Individual blocks are identified by a Block ID property, which are represented by strings of equal length. The MS Azure site indicates that most blob storage clients utilize base-64 encoding to create ID strings of equal length. Id’s must be unique within each blob, but do not need to be unique between different blobs. In other words, blocks in two different blobs may have the same block ID.

Block blob storage is designed to facilitate efficient network file handling and asynchronous file transfer. While the previous may seem a little complex, the Azure team has created API’s for a number of popular development languages which make much of this easier to deal with for common use cases.

Blob and Container Naming Requirements

Container Names must begin with a letter or a number, can contain only letters, numbers, and the dash (-) symbol, and letters must be all lowercase. Container names must be a minimum of 3 and not more than 63 characters in length.

Blob Names can contain any characters, but special characters and characters reserved for use in URLs must be escaped.
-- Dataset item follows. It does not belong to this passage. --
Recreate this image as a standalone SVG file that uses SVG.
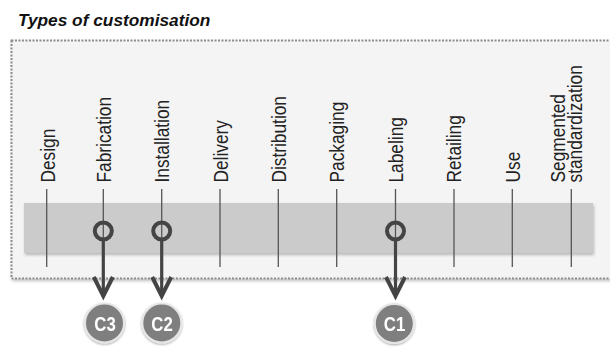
<svg xmlns="http://www.w3.org/2000/svg" width="610" height="347" viewBox="0 0 610 347">
  <style>
    .title { font-family: "Liberation Sans", Arial, sans-serif; font-size: 17.3px; font-weight: bold; font-style: italic; fill: #111; }
    .stage { font-family: "Liberation Sans", Arial, sans-serif; font-size: 20px; fill: #222; }
    .tick { stroke: #555; stroke-width: 1.3; }
    .ring { fill: none; stroke: #444; stroke-width: 4; }
    .shaft { fill: none; stroke: #444; stroke-width: 3.2; }
    .badge { fill: #7f7f7f; stroke: #e6e6e6; stroke-width: 2; }
    .badge-text { font-family: "Liberation Sans", Arial, sans-serif; font-size: 21px; font-weight: bold; fill: #fff; }
  </style>
  <defs>
    <filter id="soft" x="-10%" y="-10%" width="120%" height="130%">
      <feDropShadow dx="1" dy="2" stdDeviation="1.5" flood-color="#000" flood-opacity="0.25"/>
    </filter>
    <filter id="badgeShadow" x="-30%" y="-30%" width="160%" height="160%">
      <feDropShadow dx="0" dy="1" stdDeviation="1.2" flood-color="#000" flood-opacity="0.35"/>
    </filter>
    <marker id="chevron" markerUnits="userSpaceOnUse" markerWidth="30" markerHeight="30" refX="0" refY="0" orient="auto" overflow="visible">
      <path d="M-19,-9.5 L0,0 L-19,9.5" fill="none" stroke="#444" stroke-width="4" stroke-linejoin="miter"/>
    </marker>
  </defs>

  <text class="title" x="18" y="25.7">Types of customisation</text>

  <!-- outer dotted frame -->
  <g id="frame">
    <rect x="11.5" y="40.5" width="610" height="238" fill="#f4f4f4" stroke="#8c8c8c" stroke-width="2" stroke-dasharray="2 1.5" filter="url(#soft)"/>
  </g>

  <!-- shaded band behind the stage ticks -->
  <g id="band">
    <rect x="24" y="203" width="569" height="50" fill="#cbcbcb" filter="url(#soft)"/>
  </g>

  <!-- stages: label + tick -->
  <g id="stage-design">
    <line class="tick" x1="46.7" y1="189" x2="46.7" y2="267"/>
    <text class="stage" transform="translate(54.5,182.5) rotate(-90) scale(0.865,1)">Design</text>
  </g>
  <g id="stage-fabrication">
    <line class="tick" x1="103.3" y1="189" x2="103.3" y2="267"/>
    <text class="stage" transform="translate(110.5,182.5) rotate(-90) scale(0.865,1)">Fabrication</text>
  </g>
  <g id="stage-installation">
    <line class="tick" x1="161.7" y1="189" x2="161.7" y2="267"/>
    <text class="stage" transform="translate(169,182.5) rotate(-90) scale(0.865,1)">Installation</text>
  </g>
  <g id="stage-delivery">
    <line class="tick" x1="220" y1="189" x2="220" y2="267"/>
    <text class="stage" transform="translate(227.5,182.5) rotate(-90) scale(0.865,1)">Delivery</text>
  </g>
  <g id="stage-distribution">
    <line class="tick" x1="278.3" y1="189" x2="278.3" y2="267"/>
    <text class="stage" transform="translate(285.5,182.5) rotate(-90) scale(0.865,1)">Distribution</text>
  </g>
  <g id="stage-packaging">
    <line class="tick" x1="336.7" y1="189" x2="336.7" y2="267"/>
    <text class="stage" transform="translate(344,182.5) rotate(-90) scale(0.865,1)">Packaging</text>
  </g>
  <g id="stage-labeling">
    <line class="tick" x1="395.5" y1="189" x2="395.5" y2="267"/>
    <text class="stage" transform="translate(402.5,182.5) rotate(-90) scale(0.865,1)">Labeling</text>
  </g>
  <g id="stage-retailing">
    <line class="tick" x1="454" y1="189" x2="454" y2="267"/>
    <text class="stage" transform="translate(461,182.5) rotate(-90) scale(0.865,1)">Retailing</text>
  </g>
  <g id="stage-use">
    <line class="tick" x1="512.3" y1="189" x2="512.3" y2="267"/>
    <text class="stage" transform="translate(519.5,182.5) rotate(-90) scale(0.865,1)">Use</text>
  </g>
  <g id="stage-segmented">
    <line class="tick" x1="571.3" y1="189" x2="571.3" y2="267"/>
    <text class="stage" transform="translate(565,182.5) rotate(-90) scale(0.865,1)">Segmented</text>
    <text class="stage" transform="translate(581.7,182.5) rotate(-90) scale(0.865,1)">standardization</text>
  </g>

  <!-- connectors: ring on the stage, arrow down to the customisation badge -->
  <g id="connectors">
    <circle class="ring" cx="103.3" cy="231" r="8.5"/>
    <path class="shaft" d="M103.3,239.5 V296" marker-end="url(#chevron)"/>
    <circle class="ring" cx="161.7" cy="231" r="8.5"/>
    <path class="shaft" d="M161.7,239.5 V296" marker-end="url(#chevron)"/>
    <circle class="ring" cx="395.5" cy="231" r="8.5"/>
    <path class="shaft" d="M395.5,239.5 V296" marker-end="url(#chevron)"/>
  </g>

  <!-- customisation badges -->
  <g id="c3" filter="url(#badgeShadow)">
    <circle class="badge" cx="104.5" cy="323" r="19.5"/>
    <text class="badge-text" text-anchor="middle" transform="translate(105,330.5) scale(0.8,1)">C3</text>
  </g>
  <g id="c2" filter="url(#badgeShadow)">
    <circle class="badge" cx="161.8" cy="323" r="19.5"/>
    <text class="badge-text" text-anchor="middle" transform="translate(162,330.5) scale(0.8,1)">C2</text>
  </g>
  <g id="c1" filter="url(#badgeShadow)">
    <circle class="badge" cx="394.3" cy="323.5" r="19.5"/>
    <text class="badge-text" text-anchor="middle" transform="translate(394.5,331) scale(0.8,1)">C1</text>
  </g>
</svg>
Blob names can include upper and lower-case letters, and cannot exceed 1024 characters in length.

Container names and blob names are combined to form part of the URL by which the blob is accessed, so names for each must conform to DNS naming standards when combined.

Blob URLs and API Access

Blobs are accessible through URLs in the following format:

http://<your-storage-account-name>/blob.core.windows.net/<container-name>/blob-name

The Azure team has created a number of SDKs/APIs for programmatically working with blob storage. As of this writing, the following languages/platforms are supported with SDKs/APIs which expose various Azure services, including Blob Storage:

.NET SDK / .NET API Reference
Java SDK (Windows) | (Mac) | Linux / Java API Reference
PHP SDK
node.js SDK (on Github)
Ruby SDK | Windows | Mac | Linux
Python SDK

In addition, Azure defines a REST API for all storage services useable by any application which can send/receive HTTP or HTTPS requests/responses. Some of the SDKs above rely on the Rest API for programmatic access.